The thing is everything in life is a risk.
I think this may be what frightens your son so that he prefers to come home, rather than try his hand to make a life, whatever it might be.
I think our sons might be afraid to cut loose. They fear what might not be there. Instead of embracing possibility.
The more that I think about it, the more I think the issue pure and simple is dependency. I think that the hostility, anger, and resentment my son directs at me, results from his over-dependence on me.
He has sought to compensate by finding others upon whom to depend, and for some reason, had fought hard to not develop self-responsibility. Or possibly, he is unable to do so.
My son wants everything handed to him on a silver platter. He doesn't feel he has to work for anything. He believes dependency is his right. He trusts that there will always be somebody to fix things for him. While his belief has proven to be false, he still clings to it.
The people in his life have all tired of this attitude, that they are responsible for him.
My son was charming, intelligent, handsome and sweet. People told me I had done such a good job. Lots of people wanted to help him. Now they don't. They gave him a hand and he bit it.
The fact that your son is treatment compliant is major. That shows that he can enter a relationship with an attitude of learning. He is showing he is willing to open himself to take in something from another person. That he continues with the halfway house and does not fight you on it...to me show he wants to go in the right direction. Slowly but surely.

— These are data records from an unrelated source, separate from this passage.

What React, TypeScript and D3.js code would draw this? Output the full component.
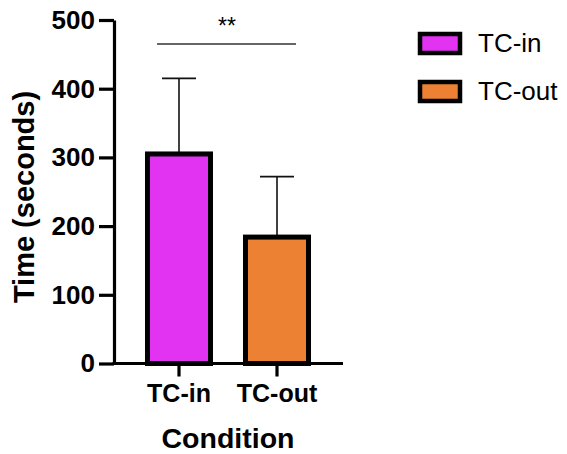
import React, { useEffect, useRef } from "react";
import * as d3 from "d3";

const categories = ["TC-in", "TC-out"];
const means = [305, 184];
const errors = [110, 88];
const colors = ["#E333F2", "#EC8133"];
const yTicks = [0, 100, 200, 300, 400, 500];
const significance = "**";

const App = () => {
  const svgRef = useRef<SVGSVGElement>(null);

  useEffect(() => {
    const svg = d3.select(svgRef.current);
    svg.selectAll("*").remove();
    const font = "'Liberation Sans', Arial, sans-serif";

    const y = d3.scaleLinear().domain([0, 500]).range([363.5, 20]);
    const x = d3
      .scaleBand()
      .domain(categories)
      .range([130, 326])
      .paddingInner(0.357)
      .paddingOuter(0.1785);

    const data = categories.map((c, i) => ({ cat: c, mean: means[i], err: errors[i], color: colors[i] }));

    // error bars (drawn first, bars cover the lower half)
    const eb = svg.append("g").attr("stroke", "#111").attr("stroke-width", 1.6);
    data.forEach((d) => {
      const cx = x(d.cat)! + x.bandwidth() / 2;
      eb.append("line").attr("x1", cx).attr("x2", cx).attr("y1", y(d.mean)).attr("y2", y(d.mean + d.err));
      eb.append("line")
        .attr("x1", cx - 17)
        .attr("x2", cx + 17)
        .attr("y1", y(d.mean + d.err))
        .attr("y2", y(d.mean + d.err));
    });

    // bars
    svg
      .append("g")
      .selectAll("rect")
      .data(data)
      .join("rect")
      .attr("x", (d) => x(d.cat)!)
      .attr("y", (d) => y(d.mean))
      .attr("width", x.bandwidth())
      .attr("height", (d) => y(0) - y(d.mean))
      .attr("fill", (d) => d.color)
      .attr("stroke", "#000")
      .attr("stroke-width", 5);

    // y axis
    const yAxis = svg
      .append("g")
      .attr("transform", "translate(114,0)")
      .call(d3.axisLeft(y).tickValues(yTicks).tickSize(15).tickPadding(4).tickSizeOuter(0));
    yAxis.select(".domain").attr("stroke", "#000").attr("stroke-width", 3.2);
    yAxis.selectAll(".tick line").attr("stroke", "#000").attr("stroke-width", 3.2);
    yAxis
      .selectAll(".tick text")
      .attr("fill", "#000")
      .attr("font-family", font)
      .attr("font-weight", "bold")
      .attr("font-size", 26);

    // x axis
    const xAxis = svg
      .append("g")
      .attr("transform", `translate(0,${y(0)})`)
      .call(d3.axisBottom(x).tickSize(13).tickPadding(8).tickSizeOuter(0));
    xAxis.select(".domain").attr("d", "M112.5,0H343").attr("stroke", "#000").attr("stroke-width", 3.2);
    xAxis.selectAll(".tick line").attr("stroke", "#000").attr("stroke-width", 3.2);
    xAxis
      .selectAll(".tick text")
      .attr("fill", "#000")
      .attr("font-family", font)
      .attr("font-weight", "bold")
      .attr("font-size", 25);

    // axis titles
    svg
      .append("text")
      .attr("x", 228)
      .attr("y", 448)
      .attr("text-anchor", "middle")
      .attr("font-family", font)
      .attr("font-weight", "bold")
      .attr("font-size", 28.5)
      .text("Condition");
    svg
      .append("text")
      .attr("transform", "translate(34,197) rotate(-90)")
      .attr("text-anchor", "middle")
      .attr("font-family", font)
      .attr("font-weight", "bold")
      .attr("font-size", 29)
      .text("Time (seconds)");

    // significance bracket
    svg
      .append("line")
      .attr("x1", 157)
      .attr("x2", 296)
      .attr("y1", 44)
      .attr("y2", 44)
      .attr("stroke", "#333")
      .attr("stroke-width", 1.6);
    svg
      .append("text")
      .attr("x", 227)
      .attr("y", 34)
      .attr("text-anchor", "middle")
      .attr("font-family", font)
      .attr("font-size", 23)
      .text(significance);

    // legend
    const legend = svg
      .append("g")
      .selectAll("g")
      .data(data)
      .join("g")
      .attr("transform", (d, i) => `translate(420,${34 + i * 48})`);
    legend
      .append("rect")
      .attr("width", 40)
      .attr("height", 19)
      .attr("fill", (d) => d.color)
      .attr("stroke", "#000")
      .attr("stroke-width", 4.5);
    legend
      .append("text")
      .attr("x", 58)
      .attr("y", 18)
      .attr("font-family", font)
      .attr("font-size", 26)
      .text((d) => d.cat);
  }, []);

  return (
    <svg
      ref={svgRef}
      width={567}
      height={454}
      style={{ position: "absolute", left: 0, top: 0, background: "#fff" }}
    />
  );
};

export default App;
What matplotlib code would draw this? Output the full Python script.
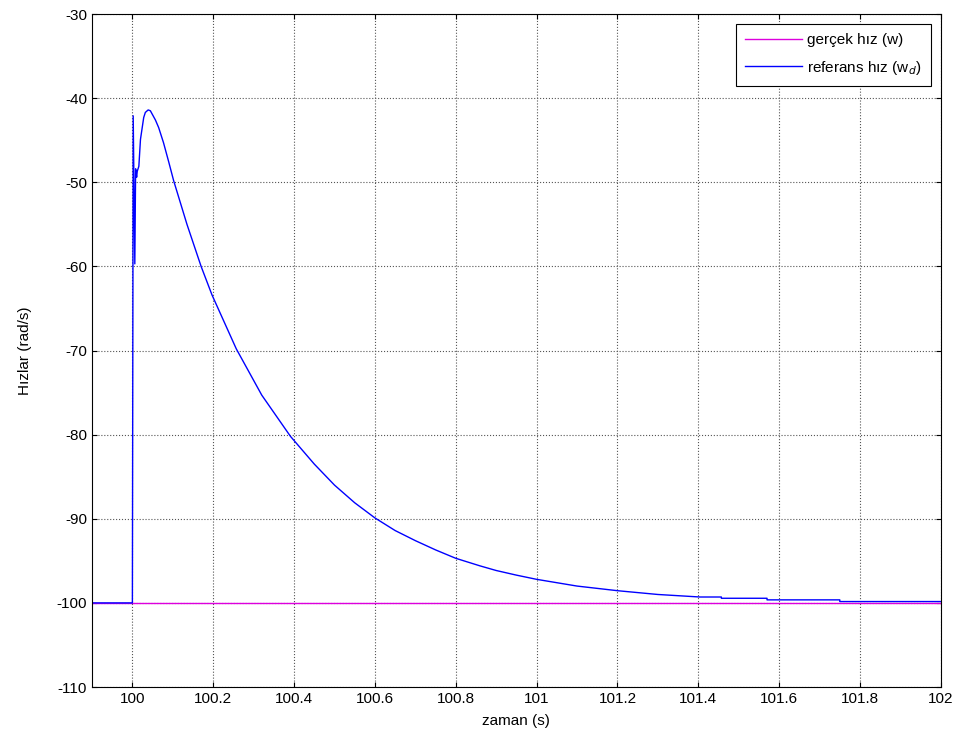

My son refuses to do one thing outside of his comfort zone to help himself. To him, going outside of their comfort zone is for others to do, to help him. He sees others as no longer having good feelings for him. Not once has he thought about what others might need from him--whether gratitude or kindness or respect or consideration. He moves from place to place seeking a more advantageous, comfortable and undemanding situation. The problem is he has less and less.
There will be a time when our sons will be alone. If they have a chance to move beyond what they are and have, it is now. The thing is, by saying this I am really cheating.
I am not pulling back from my son to help him. I am doing so to help me. I have decided to learn how to put myself first. He can learn to take care of himself as he can.
Until just recently I would have recoiled from those words. Now I do not. I am proud.
I wish this was all easier. I think I am getting somewhere, but to maintain any sanity at all I am posting night and day. If I do not, I fear I will sink into a pit.